WHAT NEEDS TO BE DONE →
Quote every line as written. Omit pictures.

COLLECTED DATA →
###

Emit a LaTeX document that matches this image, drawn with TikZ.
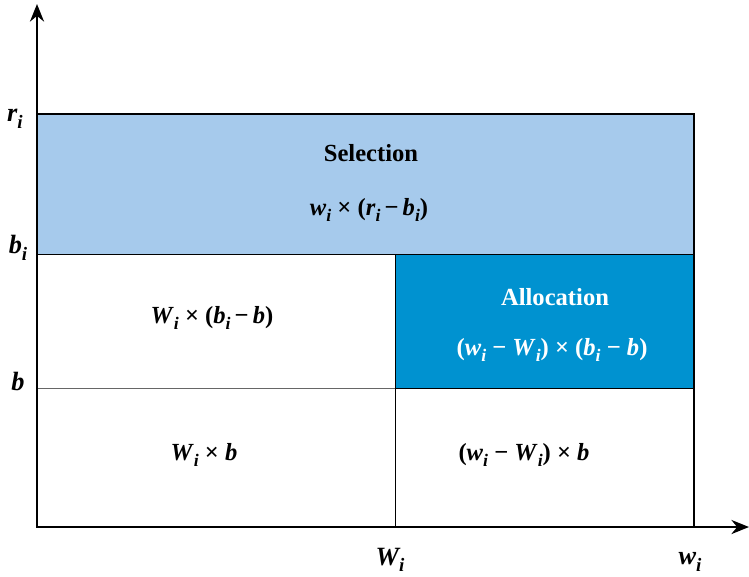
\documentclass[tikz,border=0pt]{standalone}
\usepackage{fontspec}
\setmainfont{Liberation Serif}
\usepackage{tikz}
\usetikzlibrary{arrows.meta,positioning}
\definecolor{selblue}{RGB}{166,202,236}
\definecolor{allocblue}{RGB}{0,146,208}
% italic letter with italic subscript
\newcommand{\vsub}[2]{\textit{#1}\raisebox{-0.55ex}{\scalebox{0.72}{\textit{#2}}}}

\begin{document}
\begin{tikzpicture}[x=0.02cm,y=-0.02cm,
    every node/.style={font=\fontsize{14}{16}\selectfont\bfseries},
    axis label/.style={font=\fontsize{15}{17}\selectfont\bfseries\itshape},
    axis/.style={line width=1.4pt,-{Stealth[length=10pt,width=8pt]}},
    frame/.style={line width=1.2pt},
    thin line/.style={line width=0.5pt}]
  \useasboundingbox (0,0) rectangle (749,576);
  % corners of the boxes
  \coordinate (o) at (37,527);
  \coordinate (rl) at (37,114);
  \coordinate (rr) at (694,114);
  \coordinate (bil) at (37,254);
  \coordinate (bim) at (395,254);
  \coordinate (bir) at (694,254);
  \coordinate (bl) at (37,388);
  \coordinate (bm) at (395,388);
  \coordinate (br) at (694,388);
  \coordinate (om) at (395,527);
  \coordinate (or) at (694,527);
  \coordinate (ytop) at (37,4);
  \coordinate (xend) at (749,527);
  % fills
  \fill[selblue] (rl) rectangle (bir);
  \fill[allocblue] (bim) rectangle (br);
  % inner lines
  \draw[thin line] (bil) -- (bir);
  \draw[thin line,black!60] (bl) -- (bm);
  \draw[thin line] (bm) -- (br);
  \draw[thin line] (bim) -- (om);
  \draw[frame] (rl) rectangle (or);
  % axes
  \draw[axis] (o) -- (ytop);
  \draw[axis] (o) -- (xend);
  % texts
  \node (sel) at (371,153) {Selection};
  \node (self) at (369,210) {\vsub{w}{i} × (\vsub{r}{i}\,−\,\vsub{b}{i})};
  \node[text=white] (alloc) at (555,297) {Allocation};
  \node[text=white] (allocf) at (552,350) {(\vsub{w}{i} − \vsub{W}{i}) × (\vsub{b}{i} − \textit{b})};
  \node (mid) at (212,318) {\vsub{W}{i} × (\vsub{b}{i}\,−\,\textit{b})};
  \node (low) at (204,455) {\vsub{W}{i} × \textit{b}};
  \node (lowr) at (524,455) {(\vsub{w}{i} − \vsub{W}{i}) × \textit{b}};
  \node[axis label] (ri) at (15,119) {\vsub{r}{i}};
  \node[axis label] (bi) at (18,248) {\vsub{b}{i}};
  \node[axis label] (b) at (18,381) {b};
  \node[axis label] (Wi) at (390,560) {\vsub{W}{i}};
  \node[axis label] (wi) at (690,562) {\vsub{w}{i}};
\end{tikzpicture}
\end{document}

###

FINISHED ANSWER →
Emit a LaTeX document that matches this image, drawn with TikZ.
\documentclass[tikz,border=0pt]{standalone}
\usepackage{fontspec}
\setmainfont{Liberation Serif}
\usepackage{tikz}
\usetikzlibrary{arrows.meta,positioning}
\definecolor{selblue}{RGB}{166,202,236}
\definecolor{allocblue}{RGB}{0,146,208}
% italic letter with italic subscript
\newcommand{\vsub}[2]{\textit{#1}\raisebox{-0.55ex}{\scalebox{0.72}{\textit{#2}}}}

\begin{document}
\begin{tikzpicture}[x=0.02cm,y=-0.02cm,
    every node/.style={font=\fontsize{14}{16}\selectfont\bfseries},
    axis label/.style={font=\fontsize{15}{17}\selectfont\bfseries\itshape},
    axis/.style={line width=1.4pt,-{Stealth[length=10pt,width=8pt]}},
    frame/.style={line width=1.2pt},
    thin line/.style={line width=0.5pt}]
  \useasboundingbox (0,0) rectangle (749,576);
  % corners of the boxes
  \coordinate (o) at (37,527);
  \coordinate (rl) at (37,114);
  \coordinate (rr) at (694,114);
  \coordinate (bil) at (37,254);
  \coordinate (bim) at (395,254);
  \coordinate (bir) at (694,254);
  \coordinate (bl) at (37,388);
  \coordinate (bm) at (395,388);
  \coordinate (br) at (694,388);
  \coordinate (om) at (395,527);
  \coordinate (or) at (694,527);
  \coordinate (ytop) at (37,4);
  \coordinate (xend) at (749,527);
  % fills
  \fill[selblue] (rl) rectangle (bir);
  \fill[allocblue] (bim) rectangle (br);
  % inner lines
  \draw[thin line] (bil) -- (bir);
  \draw[thin line,black!60] (bl) -- (bm);
  \draw[thin line] (bm) -- (br);
  \draw[thin line] (bim) -- (om);
  \draw[frame] (rl) rectangle (or);
  % axes
  \draw[axis] (o) -- (ytop);
  \draw[axis] (o) -- (xend);
  % texts
  \node (sel) at (371,153) {Selection};
  \node (self) at (369,210) {\vsub{w}{i} × (\vsub{r}{i}\,−\,\vsub{b}{i})};
  \node[text=white] (alloc) at (555,297) {Allocation};
  \node[text=white] (allocf) at (552,350) {(\vsub{w}{i} − \vsub{W}{i}) × (\vsub{b}{i} − \textit{b})};
  \node (mid) at (212,318) {\vsub{W}{i} × (\vsub{b}{i}\,−\,\textit{b})};
  \node (low) at (204,455) {\vsub{W}{i} × \textit{b}};
  \node (lowr) at (524,455) {(\vsub{w}{i} − \vsub{W}{i}) × \textit{b}};
  \node[axis label] (ri) at (15,119) {\vsub{r}{i}};
  \node[axis label] (bi) at (18,248) {\vsub{b}{i}};
  \node[axis label] (b) at (18,381) {b};
  \node[axis label] (Wi) at (390,560) {\vsub{W}{i}};
  \node[axis label] (wi) at (690,562) {\vsub{w}{i}};
\end{tikzpicture}
\end{document}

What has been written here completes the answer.